Clean out the box and restock
I always find swivels, hooks and lead weights in my tackle boxes where they don’t belong. In the heat of the bite when changing lures or tying on a new leader or changing the set-up completely, I’ve been prone to just quickly setting things in a spot where it won’t fall or roll around. So, things end up where they shouldn’t be. By taking the time to empty out my various organizer boxes, I can clean them and sort individual items into their rightful place and re-stock those items that I burned through during the previous season. It’s amazing how quickly hooks and swivels can be depleted when the bite is on. By utilizing the compartmentalized storage boxes such as those made by Plano or Bass Pro Shops, I can keep everything neat and ready. By having several soft sided bags that carry the organizer boxes, I can quickly replace boxes and shift tackle for different types of fishing or trips to other locations than my home fishing area.
Go over the boat
Be sure to check your boat as well.
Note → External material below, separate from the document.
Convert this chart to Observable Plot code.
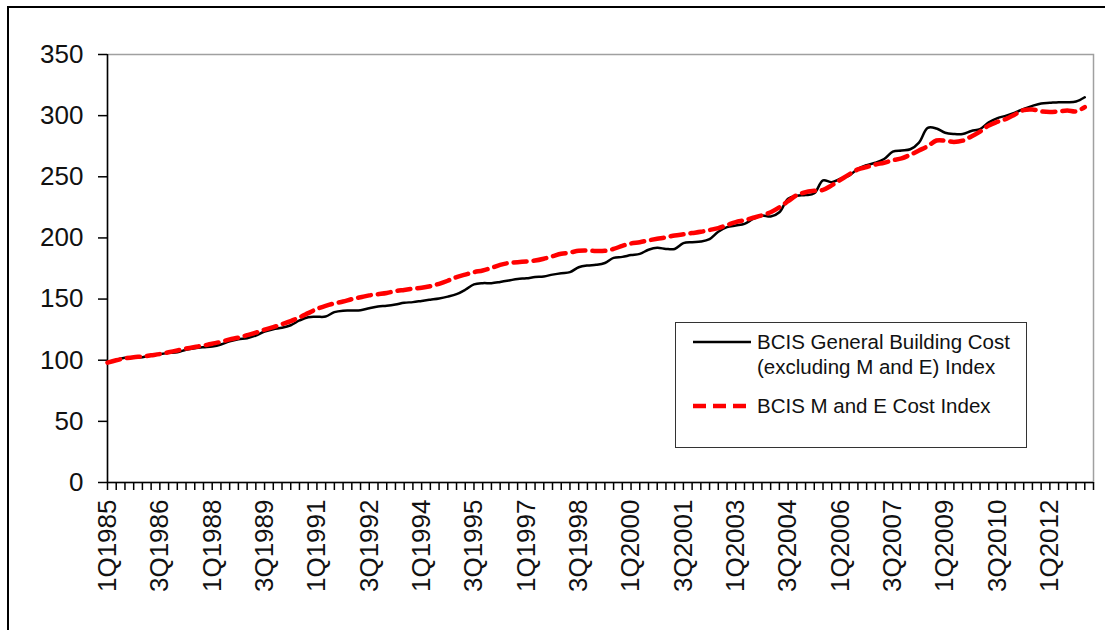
<!DOCTYPE html>
<html>
<head>
<meta charset="utf-8">
<script src="https://cdn.jsdelivr.net/npm/d3@7"></script>
<script src="https://cdn.jsdelivr.net/npm/@observablehq/plot@0.6"></script>
<style>
  html, body { margin: 0; padding: 0; background: #fff; }
  body { width: 1105px; height: 630px; position: relative; overflow: hidden; font-family: "Liberation Sans", Arial, sans-serif; }
  #frame { position: absolute; left: 7px; top: 6px; width: 1200px; height: 700px; border: 2px solid #000; box-sizing: border-box; pointer-events: none; }
  #chart { position: absolute; left: 0; top: 0; }
  #legend { position: absolute; left: 675px; top: 322px; width: 352px; height: 126px; border: 1.5px solid #333; box-sizing: border-box; background: #fff; color: #111; font-size: 20.5px; }
  #legend .t { position: absolute; left: 81px; line-height: 24px; white-space: nowrap; }
  #legend svg { position: absolute; left: 16px; }
</style>
</head>
<body>
<div id="chart"></div>
<div id="frame"></div>
<div id="legend">
  <svg width="60" height="10" style="top:14px"><line x1="1" y1="5" x2="59" y2="5" stroke="#000" stroke-width="2.5"/></svg>
  <div class="t" style="top:7px">BCIS General Building Cost</div>
  <div class="t" style="top:32px">(excluding M and E) Index</div>
  <svg width="60" height="10" style="top:78px"><line x1="1" y1="5" x2="59" y2="5" stroke="#ff0000" stroke-width="4.5" stroke-dasharray="13,7"/></svg>
  <div class="t" style="top:71px">BCIS M and E Cost Index</div>
</div>
<script>
// Quarter categories 1Q1985 .. 1Q2013
const quarters = [];
for (let y = 1985; y <= 2013; y++) for (let q = 1; q <= 4; q++) if (quarters.length < 113) quarters.push(`${q}Q${y}`);

const tickLabels = ["1Q1985","3Q1986","1Q1988","3Q1989","1Q1991","3Q1992","1Q1994","3Q1995","1Q1997","3Q1998",
  "1Q2000","3Q2001","1Q2003","3Q2004","1Q2006","3Q2007","1Q2009","3Q2010","1Q2012"];

const yTicks = [0, 50, 100, 150, 200, 250, 300, 350];

const seriesNames = ["BCIS General Building Cost (excluding M and E) Index", "BCIS M and E Cost Index"];

const generalBuilding = [
  98.4,100.3,102,102,102.5,103.8,105,106,106.5,108.5,
  109.8,110.6,111.2,112.8,115.5,117.2,118,120.2,123.5,125.4,
  126.5,128.6,132.5,135.2,135.5,135.7,139.3,140.5,140.6,140.8,
  142.5,144,144.5,145.5,147,147.5,148.5,149.5,150.5,152,
  154,157.6,162,163,163,164,165.2,166.5,167,168,
  168.5,170,171.2,172,176,177.5,178,179.5,183.7,184.5,
  186,187,190.3,191.9,191,191,195.7,196.5,197,199,
  205,208.8,210.2,211.5,215.6,218.3,217.5,221,232,234.5,
  235,236.5,247,245.6,248.4,251,256.5,259.5,261.5,264.5,
  270.5,271.5,272.5,278,290,289.5,286,285,285,287.5,
  289,294.5,298,300,302.5,305.5,308,310,310.5,311,
  311,311.5,315
];

const mAndE = [
  98,100,101.5,102.5,103,104,105,106.5,108,109.5,
  110.8,112,113.5,115,117,118.5,120.5,122.5,125,127,
  129.5,132,135,138.5,142,144.5,146.5,148,150,151.5,
  153,154,155,156.5,157.5,158.5,159.2,160.5,162.5,165,
  168,170,172,173.4,175.5,178,179.5,180.2,180.8,181.5,
  183,185,187,188,189.5,189.7,189.3,189.5,191,193.5,
  195.5,196.5,198,199.3,200.5,202,203,204,205,206.5,
  208,210.5,212.9,214.5,216.5,218.5,221,225,230,235,
  237.4,238.5,239.3,243,247.5,252,256,258,260,261.5,
  263.5,265,268,271.5,275,279.7,279.5,278.5,279.5,283,
  287,292,295,297.4,301,304.5,305,303.5,303,303.5,
  304.2,303.5,307
];

const gb = generalBuilding.map((v, i) => ({i, v}));
const me = mAndE.map((v, i) => ({i, v}));
const allTicks = d3.range(0, quarters.length + 1);
const labelTicks = tickLabels.map(l => quarters.indexOf(l));

const chart = Plot.plot({
  width: 1105,
  height: 630,
  marginLeft: 107,
  marginRight: 12,
  marginTop: 54,
  marginBottom: 148,
  style: {fontFamily: "'Liberation Sans', Arial, sans-serif", color: "#111", background: "#fff"},
  x: {type: "linear", domain: [0, quarters.length], axis: null},
  y: {domain: [0, 350], axis: null},
  marks: [
    Plot.frame({stroke: "#a0a0a0", strokeWidth: 1.5}),
    Plot.axisY({ticks: yTicks, tickSize: 9, tickPadding: 15, fontSize: 26, stroke: "#000", strokeWidth: 1.5, label: null, tickFormat: d => String(d)}),
    Plot.axisX({ticks: allTicks, tickSize: 8, stroke: "#000", strokeWidth: 1.5, label: null, tickFormat: () => ""}),
    Plot.axisX({ticks: labelTicks, tickSize: 0, tickPadding: 17, tickRotate: -90, fontSize: 26, label: null, tickFormat: i => quarters[i]}),
    Plot.ruleX([0], {stroke: "#000", strokeWidth: 1.5}),
    Plot.ruleY([0], {stroke: "#000", strokeWidth: 1.5}),
    Plot.line(gb, {x: "i", y: "v", stroke: "#000", strokeWidth: 2.5, curve: "catmull-rom"}),
    Plot.line(me, {x: "i", y: "v", stroke: "#ff0000", strokeWidth: 4.5, strokeDasharray: "13,7", curve: "catmull-rom"})
  ]
});
document.getElementById("chart").appendChild(chart);
</script>
</body>
</html>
It’s important to be sure that all your safety gear is current, including flares, sound device, PFD’s and other required gear. Go through the boat and make certain that Navigation, anchor , courtesy and even your spreader lights are working properly. It’s very frustrating and dangerous to be caught fighting fish late in the day and then have to run home with only one Nav light or not have the ability to seeyour knots your trying to tie because your overhead spreader or work lights are not working. Lack of use for just several weeks can bind a livewell pump or bilge pump. Remember, these pieces of equipment are asked to run continuously in harsh saltwater conditions. Laying up the boat with salt water in the pumps will increase your chances of a locked up pump. Be sure they are working properly, and that all hose clamps are tight and hoses have no holes or potential weaknesses for a break. Have your local dealer load check your batteries and be sure they are capable of taking a charge and maintaining enough cranking amps to start your engine. Especially after using your electronics and live wells for a day. If you have an onboard charger, be sure it is putting out the correct amperage to charge your batteries. Taking the time to check out your tackle and your ride is a great insurance policy towards your success. Knowing where your equipment and your tackle is and how its been maintained is one less thing to think about when the bite is on.